Vasilache approda in Italia nel 1979 al termine di una rocambolesca fuga dalla Romania, braccato dal regime di Ceausescu.
L’incontro
Nel 1985 viene chiamato per suonare le musiche di Chopin al teatro Nuovo di Milano, nello spettacolo intitolato “Non si scherza con l’amore”, un balletto in 3 atti di Beppe Menegatti (marito della Fracci), che ne firma la regia.
L’insegnamento
Il pianista, che dal 2009 risiede nel Fermano e da tempo insegna al Conservatorio di Fermo, racconta un aneddoto sull’estrema professionalità di quella che venne definita dal New York Times la Prima ballerina assoluta. «In uno spettacolo, alla fine del primo atto, un grido di dolore che probabilmente anche il pubblico avrò ascoltato e la Fracci si accascia sul palco.

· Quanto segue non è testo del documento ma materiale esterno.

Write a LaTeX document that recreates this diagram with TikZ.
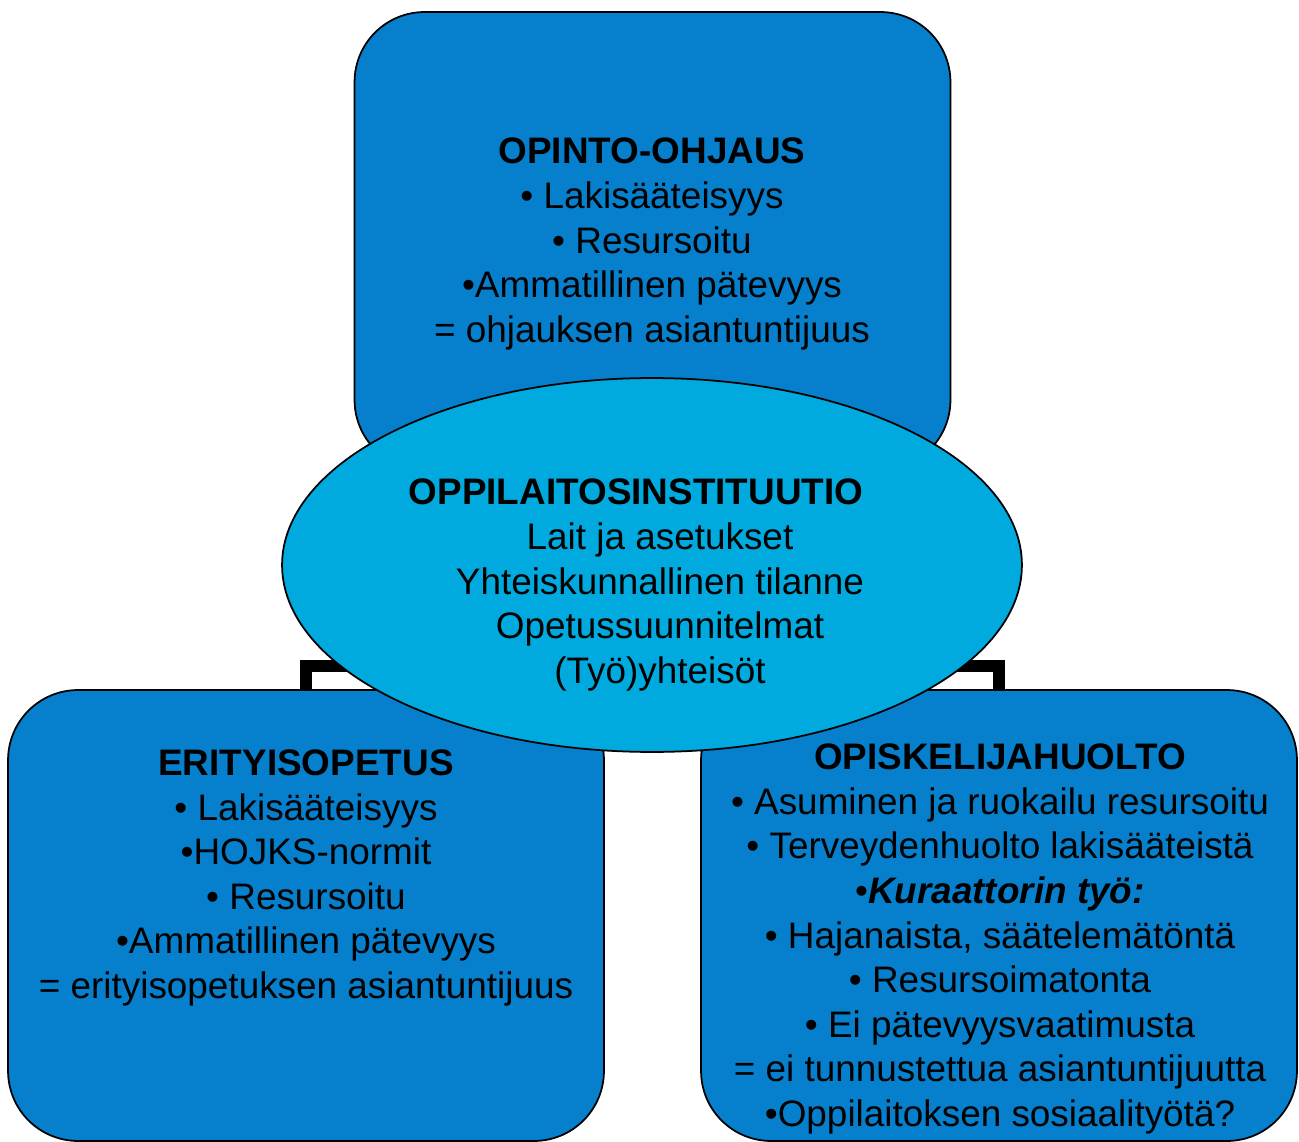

Un problema alla schiena. Lei non accentuava mai i problemi fisici – racconta Vasilache - anzi li sminuiva. Pensavo che lo spettacolo fosse finito lì. L’intervallo non è durato i soliti 15 minuti ma 25. Dopodiché Carla Fracci torna al suo posto. Per curiosità cerco di guardarla con la coda dell’occhio per notare delle differenze. Nulla, né nei movimenti e né nelle espressioni del viso. Era la perfezione assoluta. Il dolore non l’aveva abbandonata e probabilmente diventava ancora più forte. E nemmeno nel terzo atto, dove la danza toccava difficoltà altissime, sono riuscito a notare delle differenze con il primo atto o con le serate precedenti».
Il maestro Vasilache rievoca quella che è stata una delle più grandi ballerine del Novecento e racconta di una étoile «modesta, umile, diretta, semplice e autentica». «Ricordo che in un’occasione, alla fine dello spettacolo mi fece i complimenti e io le risposi sottolineando il suo impegno e la sua professionalità e lei mi rispose semplicemente dicendo: «È la mia vita». Ed era vero. Lei viveva per la danza. Lei era la danza. Credo che fosse ancora più grande della sua fama. La posso paragonare a ciò che è stato Arturo Benedetti Michelangeli per il pianoforte».